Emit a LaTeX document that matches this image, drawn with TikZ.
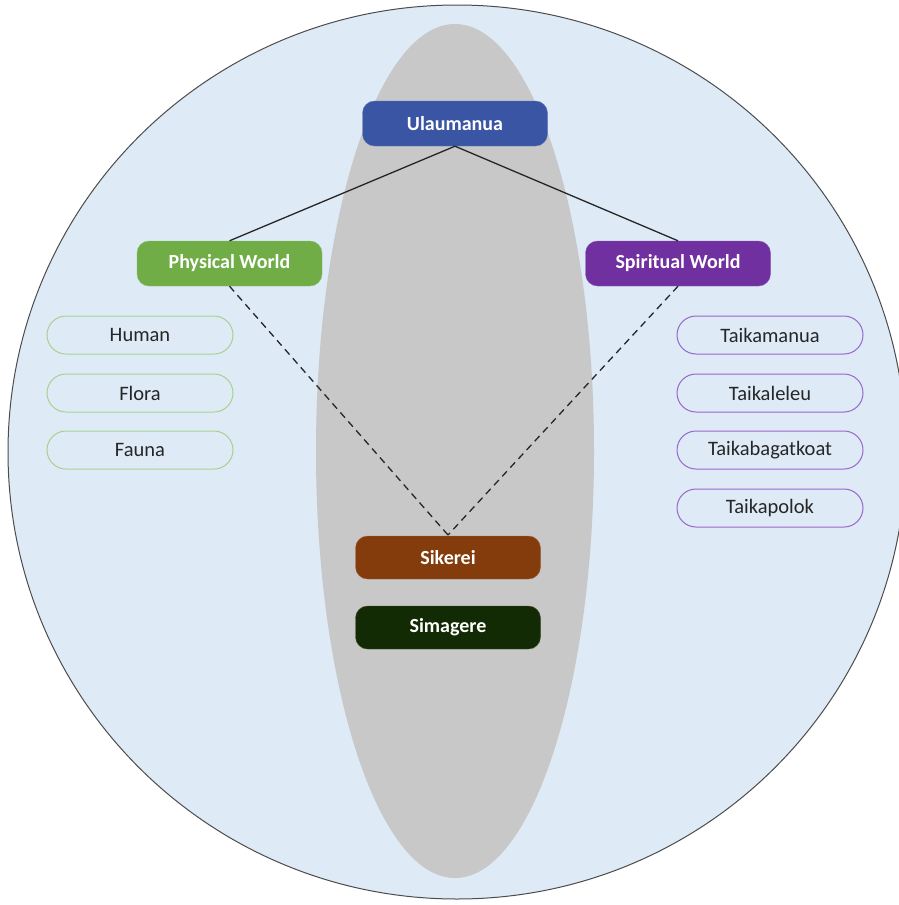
\documentclass[tikz,border=0pt]{standalone}
\usepackage{fontspec}
\setmainfont{Carlito}
\usetikzlibrary{positioning}
\definecolor{bgblue}{HTML}{DEEAF6}
\definecolor{ellgray}{HTML}{C8C8C8}
\definecolor{ublue}{HTML}{3A55A4}
\definecolor{pgreen}{HTML}{70AD47}
\definecolor{spurple}{HTML}{7030A0}
\definecolor{sbrown}{HTML}{843C0C}
\definecolor{sdark}{HTML}{132B04}
\definecolor{lgreen}{HTML}{A9D18E}
\definecolor{lpurple}{HTML}{9966CC}
\definecolor{txt}{HTML}{262626}
\begin{document}
\begin{tikzpicture}[x=1pt,y=-1pt,
  mainbox/.style={rounded corners=12pt, minimum width=185pt, minimum height=45pt,
     text=white, font=\fontsize{20}{24}\selectfont\bfseries, inner sep=0pt},
  pill/.style={rounded corners=19pt, minimum width=186pt, minimum height=38pt,
     fill=bgblue, text=txt, font=\fontsize{20.5}{24}\selectfont, inner sep=0pt, line width=1pt},
  link/.style={line width=1.3pt, black!85}
]
\useasboundingbox (0,0) rectangle (899,905);
\begin{scope}
\clip (0,0) rectangle (899,905);
\fill[bgblue, draw=black!70, line width=1pt] (457,452) ellipse [x radius=449, y radius=447];
\fill[ellgray] (455,451) ellipse [x radius=139, y radius=427];
\end{scope}

\node[mainbox, fill=ublue, draw=ublue!80!white] (ulau) at (455,123.5) {Ulaumanua};
\node[mainbox, fill=pgreen, draw=pgreen!80!white] (phys) at (229.5,263.5) {Physical World};
\node[mainbox, fill=spurple, draw=spurple!80!white] (spir) at (678,263.5) {Spiritual World};
\node[mainbox, fill=sbrown, draw=sbrown!80!white, minimum height=43pt] (sike) at (448,557.5) {Sikerei};
\node[mainbox, fill=sdark, draw=sdark!80!white, minimum height=43pt] (sima) at (448,627.5) {Simagere};

\node[pill, draw=lgreen] (human) at (140,335) {Human};
\node[pill, draw=lgreen] (flora) at (140,393) {Flora};
\node[pill, draw=lgreen] (fauna) at (140,450) {Fauna};

\node[pill, draw=lpurple] (t1) at (770,335) {Taikamanua};
\node[pill, draw=lpurple] (t2) at (770,393) {Taikaleleu};
\node[pill, draw=lpurple] (t3) at (770,450) {Taikabagatkoat};
\node[pill, draw=lpurple] (t4) at (770,508) {Taikapolok};

\draw[link] (ulau.south) -- (phys.north);
\draw[link] (ulau.south) -- (spir.north);
\coordinate (meet) at (448,535);
\draw[link, dashed, dash pattern=on 7pt off 5pt] (phys.south) -- (meet);
\draw[link, dashed, dash pattern=on 7pt off 5pt] (spir.south) -- (meet);
\end{tikzpicture}
\end{document}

» **PROBLEM TO SOLVE**
Give an exact copy of the material, leaving out every picture.

» **EXERCISE ANSWER**
Emit a LaTeX document that matches this image, drawn with TikZ.
\documentclass[tikz,border=0pt]{standalone}
\usepackage{fontspec}
\setmainfont{Carlito}
\usetikzlibrary{positioning}
\definecolor{bgblue}{HTML}{DEEAF6}
\definecolor{ellgray}{HTML}{C8C8C8}
\definecolor{ublue}{HTML}{3A55A4}
\definecolor{pgreen}{HTML}{70AD47}
\definecolor{spurple}{HTML}{7030A0}
\definecolor{sbrown}{HTML}{843C0C}
\definecolor{sdark}{HTML}{132B04}
\definecolor{lgreen}{HTML}{A9D18E}
\definecolor{lpurple}{HTML}{9966CC}
\definecolor{txt}{HTML}{262626}
\begin{document}
\begin{tikzpicture}[x=1pt,y=-1pt,
  mainbox/.style={rounded corners=12pt, minimum width=185pt, minimum height=45pt,
     text=white, font=\fontsize{20}{24}\selectfont\bfseries, inner sep=0pt},
  pill/.style={rounded corners=19pt, minimum width=186pt, minimum height=38pt,
     fill=bgblue, text=txt, font=\fontsize{20.5}{24}\selectfont, inner sep=0pt, line width=1pt},
  link/.style={line width=1.3pt, black!85}
]
\useasboundingbox (0,0) rectangle (899,905);
\begin{scope}
\clip (0,0) rectangle (899,905);
\fill[bgblue, draw=black!70, line width=1pt] (457,452) ellipse [x radius=449, y radius=447];
\fill[ellgray] (455,451) ellipse [x radius=139, y radius=427];
\end{scope}

\node[mainbox, fill=ublue, draw=ublue!80!white] (ulau) at (455,123.5) {Ulaumanua};
\node[mainbox, fill=pgreen, draw=pgreen!80!white] (phys) at (229.5,263.5) {Physical World};
\node[mainbox, fill=spurple, draw=spurple!80!white] (spir) at (678,263.5) {Spiritual World};
\node[mainbox, fill=sbrown, draw=sbrown!80!white, minimum height=43pt] (sike) at (448,557.5) {Sikerei};
\node[mainbox, fill=sdark, draw=sdark!80!white, minimum height=43pt] (sima) at (448,627.5) {Simagere};

\node[pill, draw=lgreen] (human) at (140,335) {Human};
\node[pill, draw=lgreen] (flora) at (140,393) {Flora};
\node[pill, draw=lgreen] (fauna) at (140,450) {Fauna};

\node[pill, draw=lpurple] (t1) at (770,335) {Taikamanua};
\node[pill, draw=lpurple] (t2) at (770,393) {Taikaleleu};
\node[pill, draw=lpurple] (t3) at (770,450) {Taikabagatkoat};
\node[pill, draw=lpurple] (t4) at (770,508) {Taikapolok};

\draw[link] (ulau.south) -- (phys.north);
\draw[link] (ulau.south) -- (spir.north);
\coordinate (meet) at (448,535);
\draw[link, dashed, dash pattern=on 7pt off 5pt] (phys.south) -- (meet);
\draw[link, dashed, dash pattern=on 7pt off 5pt] (spir.south) -- (meet);
\end{tikzpicture}
\end{document}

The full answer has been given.